I told her she should probably focus on improving her English first.
“I’m killing myself trying to increase my vocabulary,” she said. “I am memorizing fifty words a day.”
“Fifty words a day?” I repeated, amazed.
“Is that a lot or a little?”
“The last time I saw Liu Yixia, she had engineered yet another makeover. She had dyed and permed her hair so it was long and crinkly, like caramel taffy. She had decided that an English teacher with ordinary black hair was tu, unsophisticated. “I did this to look more Western,” she said. She had memorized an entire book of Grade Six vocabulary, five thousand words. The young women at Mr. Wu’s school had shaved their heads again to express their dedication to learning English. And Mr. Wu had offered Liu Yixia a partnership in his new venture and promised her a third of the profits, but she didn’t trust him. His people skills had not improved.

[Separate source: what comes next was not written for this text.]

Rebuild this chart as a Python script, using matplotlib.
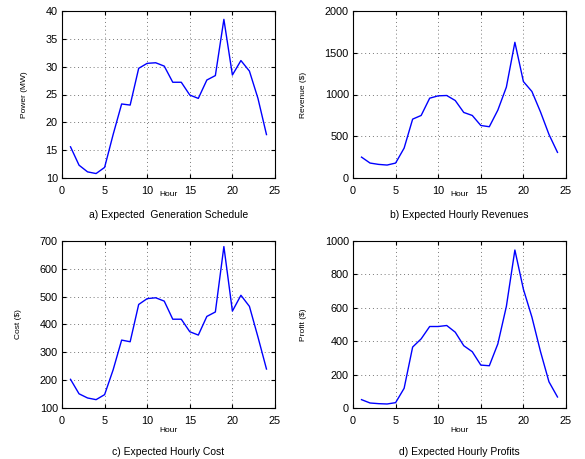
import numpy as np
import matplotlib.pyplot as plt

plt.rcParams['font.family'] = ['Liberation Sans', 'DejaVu Sans']

hours = np.arange(1, 25)

power = [15.6, 12.3, 11.1, 10.8, 11.9, 17.8, 23.3, 23.1, 29.7, 30.6, 30.7, 30.1,
         27.2, 27.2, 24.9, 24.3, 27.6, 28.4, 38.5, 28.5, 31.1, 29.2, 24.3, 17.8]
revenue = [250, 179, 163, 155, 179, 358, 705, 749, 956, 984, 988, 928,
           785, 749, 629, 614, 813, 1088, 1625, 1155, 1036, 793, 522, 307]
cost = [203, 151, 136, 130, 148, 237, 344, 338, 472, 493, 496, 484,
        419, 419, 374, 362, 429, 445, 680, 448, 505, 465, 355, 240]
profit = [50, 30, 26, 24, 32, 118, 365, 414, 488, 488, 494, 454,
          373, 337, 257, 253, 384, 608, 946, 711, 544, 339, 157, 66]

panels = [
    (power, 'Power (MW)', (10, 40), np.arange(10, 41, 5), 'a) Expected  Generation Schedule'),
    (revenue, 'Revenue ($)', (0, 2000), np.arange(0, 2001, 500), 'b) Expected Hourly Revenues'),
    (cost, 'Cost ($)', (100, 700), np.arange(100, 701, 100), 'c) Expected Hourly Cost'),
    (profit, 'Profit ($)', (0, 1000), np.arange(0, 1001, 200), 'd) Expected Hourly Profits'),
]

W, H = 585, 459
fig = plt.figure(figsize=(W / 100, H / 100), dpi=100)

# axes boxes in pixels: left, top, right, bottom
boxes = [(62, 11, 275, 178), (353, 11, 566, 178),
         (62, 241, 275, 408), (353, 241, 566, 408)]
title_y = [215, 215, 452, 452]
hour_y = [194, 194, 430, 430]

for i, (vals, ylab, ylim, yt, title) in enumerate(panels):
    l, t, r, b = boxes[i]
    ax = fig.add_axes([l / W, 1 - b / H, (r - l) / W, (b - t) / H])
    ax.plot(hours, vals, color='#0000ff', lw=1.0)
    ax.set_xlim(0, 25)
    ax.set_ylim(*ylim)
    ax.set_xticks(np.arange(0, 26, 5))
    ax.set_yticks(yt)
    ax.grid(True, linestyle=(0, (1, 3)), color='#777777', lw=0.7)
    ax.tick_params(direction='in', length=3, labelsize=7.8, top=True, right=True)
    ax.tick_params(axis='x', pad=5.5)
    ax.tick_params(axis='y', pad=3)
    for s in ax.spines.values():
        s.set_linewidth(0.8)
    ax.set_ylabel(ylab, fontsize=6, labelpad=13)
    fig.text((l + r) / 2 / W, 1 - hour_y[i] / H, 'Hour', ha='center', va='center', fontsize=6)
    fig.text((l + r) / 2 / W, 1 - title_y[i] / H, title, ha='center', va='center', fontsize=7.5)

fig.savefig('out.png', dpi=100)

“With your level of English,” he had told her recently, “you can muddle along for at most a year or so as a teacher. After that, there will be no more room for you here because I will have cornered the entire market. You can still go teach elsewhere, though.”

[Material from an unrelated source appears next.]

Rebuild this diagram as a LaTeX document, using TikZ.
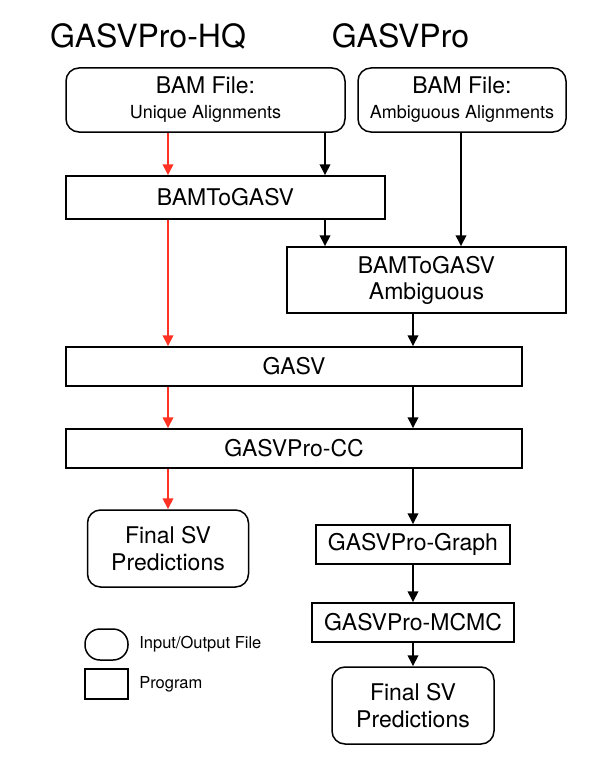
\documentclass[tikz,border=0pt]{standalone}
\usepackage{fontspec}
\setmainfont{TeX Gyre Heros}
\usepackage{tikz}
\usetikzlibrary{arrows.meta,positioning}
\definecolor{hqred}{RGB}{255,50,35}
\tikzset{
node distance=7pt, % distance between the legend boxes and their labels
file/.style={draw, rounded corners=13pt, line width=1.5pt, inner sep=0pt, align=center, font=\fontsize{23}{27}\selectfont},
prog/.style={draw, line width=1.5pt, inner sep=0pt, align=center, font=\fontsize{23}{26}\selectfont},
flow/.style={line width=2pt, -{Triangle[length=11pt,width=10.5pt]}},
hqflow/.style={flow, hqred},
}
\newcommand{\subtxt}[1]{{\fontsize{18}{22}\selectfont #1}}

\begin{document}
\begin{tikzpicture}[x=1pt,y=-1pt]
   \useasboundingbox (0,0) rectangle (609,768);
   % titles
   \node[anchor=base, font=\fontsize{32}{36}\selectfont] (t_hq) at (148,48) {GASVPro-HQ};
   \node[anchor=base, font=\fontsize{32}{36}\selectfont] (t_pro) at (400.5,48) {GASVPro};
   % input files
   \node[file, minimum width=279pt, minimum height=64pt] (uniq) at (205.5,100) {BAM File:\\[-2pt]\subtxt{Unique Alignments}};
   \node[file, minimum width=208pt, minimum height=64pt] (ambig) at (462,100) {BAM File:\\[-2pt]\subtxt{Ambiguous Alignments}};
   % programs
   \node[prog, minimum width=319pt, minimum height=43pt] (b2g) at (225.5,197.5) {BAMToGASV};
   \node[prog, minimum width=279pt, minimum height=66pt] (b2ga) at (426.5,280) {BAMToGASV\\Ambiguous};
   \node[prog, minimum width=456pt, minimum height=39pt] (gasv) at (294,366.5) {GASV};
   \node[prog, minimum width=456pt, minimum height=39pt] (cc) at (294,448.5) {GASVPro-CC};
   \node[file, minimum width=161pt, minimum height=77pt] (fin_hq) at (168,548.5) {Final SV\\Predictions};
   \node[prog, minimum width=194pt, minimum height=39pt] (graph) at (413,544.5) {GASVPro-Graph};
   \node[prog, minimum width=202pt, minimum height=39pt] (mcmc) at (413,622.5) {GASVPro-MCMC};
   \node[file, minimum width=162pt, minimum height=77pt] (fin_pro) at (413,705.5) {Final SV\\Predictions};
   % legend
   \node[file, rounded corners=15pt, minimum width=43pt, minimum height=31pt] (key_file) at (106.5,644.5) {};
   \node[prog, minimum width=43pt, minimum height=30pt] (key_prog) at (106.5,684) {};
   \node[anchor=west, font=\fontsize{16.5}{20}\selectfont] (key_file_txt) [right=of key_file] {Input/Output File};
   \node[anchor=west, font=\fontsize{16.5}{20}\selectfont] (key_prog_txt) [right=of key_prog] {Program};
   % arrow columns
   \coordinate (c_hq) at (168,0);
   \coordinate (c_u) at (325,0);
   \coordinate (c_a) at (461,0);
   \coordinate (c_m) at (413,0);
   \path[hqflow]
    (uniq.south -| c_hq) edge (b2g.north -| c_hq)
    (b2g.south -| c_hq) edge (gasv.north -| c_hq)
    (gasv.south -| c_hq) edge (cc.north -| c_hq)
    (cc.south -| c_hq) edge (fin_hq.north);
   \path[flow]
    (uniq.south -| c_u) edge (b2g.north -| c_u)
    (b2g.south -| c_u) edge (b2ga.north -| c_u)
    (ambig.south -| c_a) edge (b2ga.north -| c_a)
    (b2ga.south -| c_m) edge (gasv.north -| c_m)
    (gasv.south -| c_m) edge (cc.north -| c_m)
    (cc.south -| c_m) edge (graph.north)
    (graph) edge (mcmc)
    (mcmc) edge (fin_pro);
\end{tikzpicture}
\end{document}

“Why would he say something like that?” I asked.
“I think he was trying to force me to go back to work for him.”
“That’s awful.”
“Yes,” she said, “but I feel sympathy for him. He is all on his own.”
She rejected Mr. Wu’s offer. Instead she jumped to an Internet company to run its English-language Web site aimed at foreign clients. A month after she arrived, the company collapsed and the owner disappeared, owing more than one hundred thousand yuan in staff salaries. Liu Yixia had joined a lawsuit with the other employees to get their back pay, though they were not hopeful about it.”